Discussants have observed that even the definition of “forest” in the draft of the new act is flawed
Rights activists have demanded a new forest act, ensuring rights of forest-dependent minorities, be enacted and that the forest department be accountable.
They made the call while addressing a virtual meeting on the draft Forest Act 2019, Saturday. Association for Land Reform and Development (ALRD) and Bangladesh Environmental Lawyers Association (Bela) jointly organised the programme.
Bela Chief Executive Syeda Rizwana Hasan presented the keynote paper on the draft prepared by the Ministry of Environment, Forest and Climate Change. She said though the draft is being hailed as an epoch-defining step, it contains nothing new. It instead has added some shallow proposals in certain cases.
Syeda Rizwana Hasan said the draft is basically the Bengali version of Forest Act 1927.
She said participation and share of forest-dependent people in forest management must be ensured through carrying out changes to the existing legal framework. Before declaring a reserve forest, six types of rights of forest dwellers mentioned in the law must be complied with.
Chakma Circle Chief Devasish Roy presented another keynote on Chittagong Hill Tracts (CHT) issues. He said the existing act does not define a forest while the draft proposed that any land would be treated as a forest upon government declaration. "This is totally unacceptable," he observed.
"And if that is the case, the act will just identify forests with signboards," he added.
Hill people rejected the "social forestry" concept long ago, mentioning that the Chakma circle chief said proposals in the draft on jhum cultivation contradict the main spirit of CHT Peace Accord. The demanded amendments of the CHT Forest Transit Rules are in accordance with the forest act, discussions with forest people and other policies.
Goutam Dewan, convener of Chittagong Hill Tracts Citizens Committee, said the draft does not preserve the interests of the people concerned.
He said policymakers do not talk to the concerned people though the CHT Peace Accord stipulates there must be discussion with the hill people while formulating a law for the CHT region.
Caritas Development Institute Director Theophil Nokrek said the Garo people had been living in the area and protecting the forest long before the enactment of the Forest Act.
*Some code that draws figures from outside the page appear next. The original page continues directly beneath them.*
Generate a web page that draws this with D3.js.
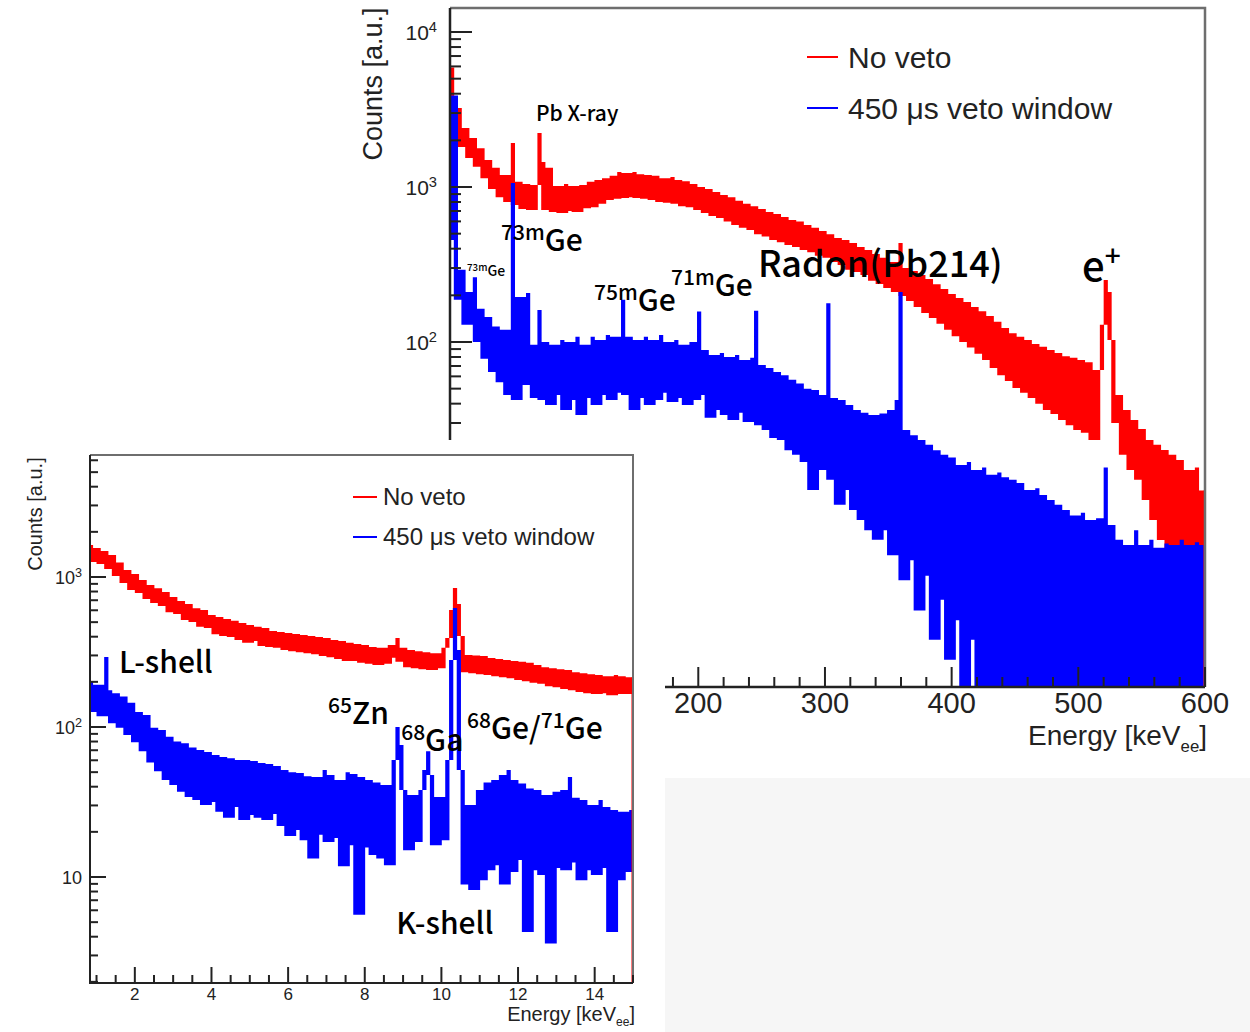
<!DOCTYPE html>
<html>
<head>
<meta charset="utf-8">
<script src="https://cdn.jsdelivr.net/npm/d3@7"></script>
<style>
  body { margin: 0; background: #fff; }
  svg text { font-family: "Liberation Sans", Arial, sans-serif; fill: #222; }
  svg text.note { font-family: "Noto Sans CJK SC", "Noto Sans", sans-serif; font-weight: 500; fill: #000; }
</style>
</head>
<body>
<svg id="chart" width="1250" height="1032"></svg>
<script>
// ---- main spectrum (0-600 keV), 3 keV bins starting at 4 keV ----
const mainBinStart = 4, mainBinWidth = 3;
const mainNoVeto = [
  5900, 2700, 3230, 1810, 2400, 1540, 2070, 1350, 1780, 1140,
  1494, 970, 1330, 860, 1196, 800, 1920, 766, 1080, 720,
  1045, 711, 1030, 2230, 1450, 711, 1330, 690, 1015, 680,
  1045, 700, 1015, 690, 1030, 730, 1080, 740, 1110, 780,
  1140, 825, 1180, 840, 1250, 850, 1230, 860, 1250, 850,
  1210, 840, 1196, 825, 1180, 800, 1140, 790, 1160, 780,
  1110, 750, 1090, 740, 1045, 711, 1000, 680, 970, 650,
  930, 630, 888, 600, 860, 569, 815, 545, 780, 528,
  750, 495, 720, 480, 690, 455, 670, 440, 640, 423,
  612, 410, 600, 392, 569, 380, 545, 360, 520, 350,
  495, 328, 468, 314, 455, 292, 435, 283, 410, 271,
  392, 248, 370, 237, 350, 223, 328, 210, 435, 198,
  300, 184, 287, 168, 271, 154, 255, 143, 236, 131,
  220, 120, 204, 109, 192, 100, 181, 92, 168, 84,
  158, 76.5, 147, 68, 135, 61, 123, 56, 114, 50.5,
  108, 47, 103, 43.5, 97, 40, 93, 36.4, 88.8, 34.3,
  85, 31.4, 81, 29, 79, 27, 76.5, 26, 74, 23.3,
  66, 129, 251, 210, 103, 30, 45.5, 18.7, 36.4, 14.9,
  31.4, 12.9, 27.5, 9.57, 23.3, 7.1, 21.7, 5.28, 20.1, 3.92,
  18.7, 2.17, 17.3, 1.2, 14.9, 0, 15.5, 0, 11
];
const mainVeto = [
  455, 3900, 187, 292, 129, 210, 262, 100, 164, 78,
  145, 64, 126, 55, 120, 45.5, 1060, 42.3, 195, 52.8,
  207, 96, 43.5, 161, 42.3, 100, 39.2, 96, 45.5, 103,
  36.4, 100, 42.3, 108, 33.8, 96, 43.5, 108, 39.2, 103,
  45.5, 111, 42.3, 108, 47, 187, 45.5, 108, 36.4, 103,
  43.5, 108, 39.2, 103, 42.3, 111, 47, 100, 41, 103,
  43.5, 96, 39.2, 100, 42.3, 157, 45.5, 88.8, 32.5, 82.4,
  36.4, 85, 33.8, 80, 31.4, 82.4, 35, 76.5, 30.5, 79,
  159, 29, 71, 27, 68, 24, 64, 23.3, 61, 20,
  57, 18.7, 54, 16.8, 50, 11.1, 49, 14.9, 45.5, 178,
  12.9, 43.5, 8.9, 42.3, 11.1, 39.2, 8.25, 36.4, 7.1, 35,
  6.1, 33.8, 5.3, 34.5, 6.1, 36.4, 4.2, 42.3, 210, 2.9,
  27, 3.9, 25, 1.85, 23.3, 3.1, 21.7, 1.2, 20, 2.17,
  18.7, 0.89, 18, 1.6, 16.1, 0, 16.8, 1.2, 14.9, 0,
  15.5, 0, 13.9, 0, 14.4, 0, 13.4, 0, 12.9, 0,
  12.3, 0, 11.1, 0, 11.4, 0, 10.3, 0, 9.57, 0,
  8.9, 0, 8.25, 0, 7.6, 0, 7.9, 0, 7.1, 0,
  7.3, 0, 15.5, 0, 6.6, 0, 5.3, 0, 4.9, 0,
  6.1, 0, 4.9, 0, 5.3, 0, 4.7, 0, 5.0, 0,
  4.9, 0, 5.3, 0, 4.9, 0, 5.1, 0, 4.9
];

// ---- inset spectrum (low energy), 0.1 keV bins starting at 0.8 keV ----
const insetBinStart = 0.8, insetBinWidth = 0.1;
const insetNoVeto = [
  1634, 1258, 1560, 1220, 1490, 1130, 1402, 1015, 1250, 912,
  1113, 819, 1047, 782, 955, 714, 884, 670, 840, 640,
  794, 583, 736, 567, 692, 517, 660, 502, 620, 466,
  603, 457, 558, 416, 542, 404, 525, 398, 510, 380,
  494, 364, 479, 375, 466, 347, 457, 341, 437, 337,
  430, 326, 423, 320, 417, 315, 411, 310, 404, 305,
  398, 297, 392, 292, 380, 284, 375, 275, 364, 275,
  358, 268, 352, 264, 341, 259, 337, 264, 352, 290,
  392, 272, 337, 250, 326, 246, 320, 243, 315, 240,
  310, 246, 337, 392, 603, 845, 660, 404, 232, 302,
  228, 300, 225, 297, 222, 288, 218, 284, 215, 280,
  211, 275, 206, 272, 202, 268, 197, 259, 194, 250,
  187, 246, 184, 243, 179, 240, 176, 232, 171, 228,
  168, 225, 166, 222, 168, 218, 163, 222, 166, 218,
  166, 215
];
const insetVeto = [
  200, 126, 191, 118, 293, 176, 106, 168, 99, 160,
  88.4, 145, 79, 126, 69, 120, 58, 99, 50.7, 95.5,
  44.3, 86, 41.1, 80, 37, 78, 34.2, 73, 32.6, 70.2,
  30.2, 68, 31.6, 65.1, 27.2, 63, 24.8, 62, 29.3, 60.3,
  24, 60.3, 25.9, 59.4, 24.8, 57.5, 24, 56.6, 26.3, 54.9,
  21.9, 51.7, 18.8, 50, 20.6, 49.3, 17.6, 47, 13.3, 46.4,
  19.1, 51.7, 17.1, 47.9, 18.2, 44.3, 11.8, 50, 16.3, 48.6,
  5.6, 46.4, 15.7, 44.3, 14, 42.7, 13.3, 41.1, 12, 60.3,
  100, 75.9, 38, 15.1, 35.2, 17.1, 38, 51.7, 69, 47.9,
  16.3, 34.2, 17.6, 60.3, 280, 621, 326, 51.7, 8.9, 30.2,
  8.2, 38, 9.5, 42.7, 11.1, 44.3, 12, 47.9, 8.9, 51.7,
  10.8, 44.3, 13, 42, 4.3, 38.9, 11.1, 38, 10.3, 35.2,
  3.6, 37, 11.5, 38, 11.1, 46.4, 12.5, 33.8, 9.5, 32.6,
  11.1, 30.2, 10.3, 32.6, 11.5, 29.3, 4.3, 28, 9.5, 27.2,
  10.8, 28
];

const legendLabels = ["No veto", "450 \u03bcs veto window"];

// peak labels: text ({...} = superscript) and anchor in [energy, counts]
const mainLabels = ["Pb X-ray", "{73m}Ge", "{73m}Ge", "{75m}Ge", "{71m}Ge", "Radon(Pb214)", "e{+}"];
const mainLabelAt = [[71.9, 2666], [44.3, 386], [17.4, 267], [117.7, 158], [178.5, 198], [247.1, 263], [502.9, 248]];
const insetLabels = ["L-shell", "{65}Zn", "{68}Ga", "{68}Ge/{71}Ge", "K-shell"];
const insetLabelAt = [[1.59, 229], [7.04, 104.7], [8.95, 69.2], [10.67, 83.2], [8.82, 4.17]];

const RED = "#ff0000", BLUE = "#0000ff";

const svg = d3.select("#chart");

const mainX = d3.scaleLinear().domain([4, 600]).range([450, 1205]);
const mainY = d3.scaleLog().domain([0.594, 14290]).range([687, 8]).clamp(true);
const insetX = d3.scaleLinear().domain([0.83, 15]).range([90, 633]);
const insetY = d3.scaleLog().domain([1.965, 6506]).range([983, 455]).clamp(true);

// one column per bin: from its content to the lower of its neighbours,
// which is how a dense histogram line fills in
function columnsPath(values, start, width, x, y) {
  const floor = y.domain()[0];
  const yv = v => y(Math.max(v, floor));
  let d = "";
  values.forEach((v, i) => {
    const nb = [];
    if (i > 0) nb.push(values[i - 1]);
    if (i < values.length - 1) nb.push(values[i + 1]);
    const other = d3.min(nb);
    const xa = x(start + width * i), xb = x(start + width * (i + 1)) + 0.4;
    let ya = yv(Math.max(v, other)), yb = yv(Math.min(v, other));
    if (yb - ya < 2) { ya -= 1; yb += 1; }
    d += `M${xa},${ya}H${xb}V${yb}H${xa}Z`;
  });
  return d;
}

function richText(g, str, x, y, size, cls) {
  const t = g.append("text").attr("x", x).attr("y", y).attr("font-size", size);
  if (cls) t.attr("class", cls);
  let raised = false;
  str.split(/(\{[^}]*\})/).filter(s => s).forEach(s => {
    const sup = s[0] === "{";
    const ts = t.append("tspan").text(sup ? s.slice(1, -1) : s);
    if (sup) {
      ts.attr("font-size", size * 0.7).attr("dy", raised ? 0 : -size * 0.38);
      raised = true;
    } else {
      ts.attr("dy", raised ? size * 0.38 : 0);
      raised = false;
    }
  });
  return t;
}

function powLabel(t) {
  const k = Math.round(Math.log10(t));
  if (k === 0) return "1";
  if (k === 1) return "10";
  return "10{" + k + "}";
}
const isDecade = t => Math.abs(Math.log10(t) - Math.round(Math.log10(t))) < 1e-9;

function drawPanel(g, x, y, series, opt) {
  const [x0, x1] = x.range(), [y0, y1] = y.range(); // y0 bottom, y1 top
  const clipId = "clip-" + opt.id;
  svg.append("clipPath").attr("id", clipId)
    .append("rect").attr("x", x0).attr("y", y1).attr("width", x1 - x0 + 1).attr("height", y0 - y1);

  const data = g.append("g").attr("clip-path", "url(#" + clipId + ")");
  series.forEach(s => {
    data.append("path")
      .attr("d", columnsPath(s.values, opt.start, opt.width, x, y))
      .attr("fill", s.color);
  });
  // histogram drops to zero at its upper edge
  series.filter(s => s.closeRight).forEach(s => {
    const lastEdge = Math.min(opt.start + opt.width * s.values.length, x.domain()[1]);
    const lastV = Math.max(s.values[s.values.length - 1], y.domain()[0]);
    data.append("line")
      .attr("x1", x(lastEdge) - 0.5).attr("x2", x(lastEdge) - 0.5)
      .attr("y1", y(lastV)).attr("y2", y0)
      .attr("stroke", s.color).attr("stroke-width", 2);
  });

  // frame
  g.append("path").attr("d", `M${x0},${y1}H${x1}V${y0}`)
    .attr("fill", "none").attr("stroke", "#6e6e6e").attr("stroke-width", opt.frameW);
  g.append("path").attr("d", `M${x0},${y1}V${y0}H${x1}`)
    .attr("fill", "none").attr("stroke", "#222").attr("stroke-width", opt.frameW);

  // y ticks (log, inward)
  y.ticks().forEach(t => {
    const major = isDecade(t);
    g.append("line")
      .attr("x1", x0).attr("x2", x0 + (major ? opt.yMajor : opt.yMajor / 2))
      .attr("y1", y(t)).attr("y2", y(t))
      .attr("stroke", "#222").attr("stroke-width", 2);
    if (major && t >= opt.yLabelMin) {
      richText(g, powLabel(t), opt.yLabelX, y(t) + opt.yLabelSize * 0.38, opt.yLabelSize)
        .attr("text-anchor", "end");
    }
  });

  // x ticks (inward)
  opt.xTicks.forEach(t => {
    const major = opt.isMajorX(t);
    g.append("line")
      .attr("x1", x(t)).attr("x2", x(t))
      .attr("y1", y0).attr("y2", y0 - (major ? opt.xMajor : opt.xMajor / 2))
      .attr("stroke", "#222").attr("stroke-width", 2);
    if (major && t >= opt.xLabelMin) {
      g.append("text").attr("x", x(t)).attr("y", y0 + opt.xLabelDy)
        .attr("text-anchor", "middle").attr("font-size", opt.xLabelSize).text(t);
    }
  });

  // axis titles
  const xt = g.append("text").attr("x", x1 + 2).attr("y", y0 + opt.xTitleDy)
    .attr("text-anchor", "end").attr("font-size", opt.xTitleSize);
  xt.append("tspan").text("Energy [keV");
  xt.append("tspan").attr("font-size", opt.xTitleSize * 0.6).attr("dy", opt.xTitleSize * 0.25).text("ee");
  xt.append("tspan").attr("dy", -opt.xTitleSize * 0.25).text("]");

  g.append("text")
    .attr("transform", `translate(${opt.yTitleX},${opt.yTitleY}) rotate(-90)`)
    .attr("text-anchor", "middle").attr("font-size", opt.yTitleSize)
    .text("Counts [a.u.]");

  // legend
  const lg = g.append("g");
  [RED, BLUE].forEach((c, i) => {
    const ly = opt.legY + i * opt.legStep;
    lg.append("line").attr("x1", opt.legX).attr("x2", opt.legX + opt.legLine)
      .attr("y1", ly).attr("y2", ly).attr("stroke", c).attr("stroke-width", 2);
    lg.append("text").attr("x", opt.legX + opt.legLine + opt.legGap)
      .attr("y", ly + opt.legSize * 0.35).attr("font-size", opt.legSize)
      .text(legendLabels[i]);
  });
}

// ---------- main panel ----------
const gMain = svg.append("g");
drawPanel(gMain, mainX, mainY, [
  { values: mainNoVeto, color: RED, closeRight: true },
  { values: mainVeto, color: BLUE }
], {
  id: "main", start: mainBinStart, width: mainBinWidth, frameW: 2.5,
  yMajor: 22, xMajor: 20,
  yLabelX: 437, yLabelSize: 21, yLabelMin: 100,   // lower labels sit under the inset
  xTicks: d3.range(20, 601, 20), isMajorX: t => t % 100 === 0, xLabelMin: 200,
  xLabelDy: 26, xLabelSize: 29,
  xTitleDy: 58, xTitleSize: 28,
  yTitleX: 382, yTitleY: 84, yTitleSize: 27,
  legX: 807, legY: 57, legStep: 51, legLine: 31, legGap: 10, legSize: 30
});
const mainSizes = [21, 30, 14, 30, 30, 36, 40];
mainLabels.forEach((s, i) => {
  richText(gMain, s, mainX(mainLabelAt[i][0]), mainY(mainLabelAt[i][1]), mainSizes[i], "note");
});

// ---------- inset panel (pasted over the main one) ----------
svg.append("rect").attr("x", 0).attr("y", 440).attr("width", 665).attr("height", 592).attr("fill", "#fff");
svg.append("rect").attr("x", 665).attr("y", 778).attr("width", 585).attr("height", 254).attr("fill", "#f6f6f6");

const gInset = svg.append("g");
drawPanel(gInset, insetX, insetY, [
  { values: insetNoVeto, color: RED, closeRight: true },
  { values: insetVeto, color: BLUE }
], {
  id: "inset", start: insetBinStart, width: insetBinWidth, frameW: 2,
  yMajor: 16, xMajor: 16,
  yLabelX: 82, yLabelSize: 18, yLabelMin: 10,
  xTicks: d3.range(1, 15.01, 0.5), isMajorX: t => t % 2 === 0, xLabelMin: 2,
  xLabelDy: 17, xLabelSize: 17,
  xTitleDy: 38, xTitleSize: 20,
  yTitleX: 42, yTitleY: 514, yTitleSize: 20,
  legX: 353, legY: 497, legStep: 40, legLine: 24, legGap: 6, legSize: 24
});
const insetSizes = [30, 30, 30, 30, 30];
insetLabels.forEach((s, i) => {
  richText(gInset, s, insetX(insetLabelAt[i][0]), insetY(insetLabelAt[i][1]), insetSizes[i], "note");
});
</script>
</body>
</html>
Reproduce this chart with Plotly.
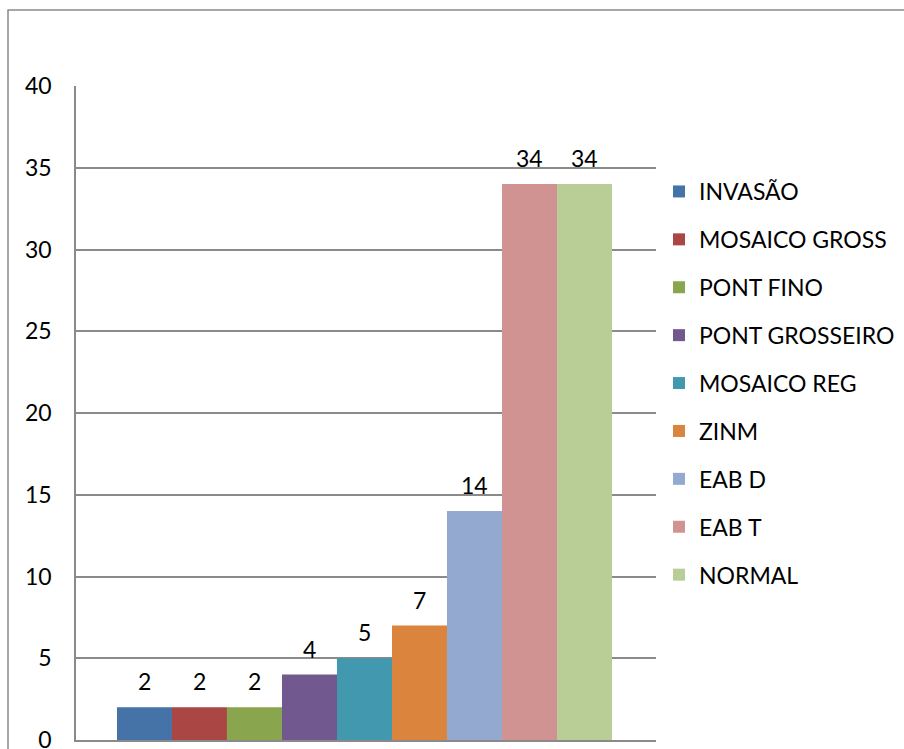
import plotly.graph_objects as go

# Category names and counts
categories = ["INVASÃO", "MOSAICO GROSS", "PONT FINO", "PONT GROSSEIRO",
              "MOSAICO REG", "ZINM", "EAB D", "EAB T", "NORMAL"]
counts = [2, 2, 2, 4, 5, 7, 14, 34, 34]
colors = ["#4572A7", "#AA4643", "#89A54E", "#71588F", "#4198AF",
          "#DB843D", "#93A9CF", "#D19392", "#B9CD96"]
y_ticks = [0, 5, 10, 15, 20, 25, 30, 35, 40]

FONT = "Lato"
FS = 23
GRID = "#8A8A8A"

W, H = 904, 749
L, R, T, B = 76, 656, 86, 740  # plot area in pixels

fig = go.Figure()
for i, (name, val, col) in enumerate(zip(categories, counts, colors)):
    fig.add_trace(go.Bar(
        x=[i], y=[val], name=name, width=1,
        marker=dict(color=col, line=dict(width=0)),
        legendgroup=name,
        hoverinfo="name+y",
    ))
    fig.add_annotation(
        x=i, y=val, xref="x", yref="y", text=str(val),
        showarrow=False, yanchor="middle", yshift=26,
        font=dict(family=FONT, size=FS, color="#000000"),
    )

# outer chart frame
px = lambda v: (v - L) / (R - L)
py = lambda v: (B - v) / (B - T)
fig.add_shape(type="rect", xref="paper", yref="paper",
              x0=px(8), x1=px(940), y0=py(770), y1=py(10),
              line=dict(color=GRID, width=1.5), fillcolor="rgba(0,0,0,0)",
              layer="below")

fig.update_layout(
    width=W, height=H,
    margin=dict(l=L, r=W - R, t=T, b=H - B, pad=0, autoexpand=False),
    paper_bgcolor="white", plot_bgcolor="white",
    barmode="overlay",
    font=dict(family=FONT, size=FS, color="#000000"),
    showlegend=True,
    legend=dict(
        x=px(659), y=py(170), xanchor="left", yanchor="top",
        font=dict(family=FONT, size=FS, color="#000000"),
        tracegroupgap=15, itemclick=False, itemdoubleclick=False,
        bgcolor="rgba(0,0,0,0)", borderwidth=0,
    ),
    xaxis=dict(range=[-1.245, 9.3], showticklabels=False, showgrid=False,
               zeroline=False, showline=True, linecolor=GRID, linewidth=1.5,
               ticks="", automargin=False),
    yaxis=dict(range=[0, 40], tickvals=y_ticks, showgrid=True,
               gridcolor=GRID, gridwidth=1.5, zeroline=False,
               showline=True, linecolor=GRID, linewidth=1.5, ticks="",
               ticklabelstandoff=18, ticklabeloverflow="allow",
               automargin=False,
               tickfont=dict(family=FONT, size=FS, color="#000000")),
)

fig.write_html("out.html")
Now the forest department is desperate to evict the members of the ethnic minority and Garos are being harassed through multiple police cases being filed against them.
About the members of the ethnic minority living on plain-land, including the northern part of the country, President of Jatiya Adivasi Parishad Rabindranath Saren said forests have been deserted, severely challenging the existence of minority groups.
Meanwhile, Bangladesh Adivasi Forum General Secretary Sanjib Drang demanded an instruction from the top level of the government to the forest department so that members of ethnic minorities living in several regions of the country do not face eviction attempts.
ALRD Executive Director Shamsul Huda presided over the programme while Sudatta Bikash Tanchangya, Shah-e-Mobin Jinnah, Swapan Kumar Guha, Shafiqul Islam, and Bichitra Tirki, among others, also spoke.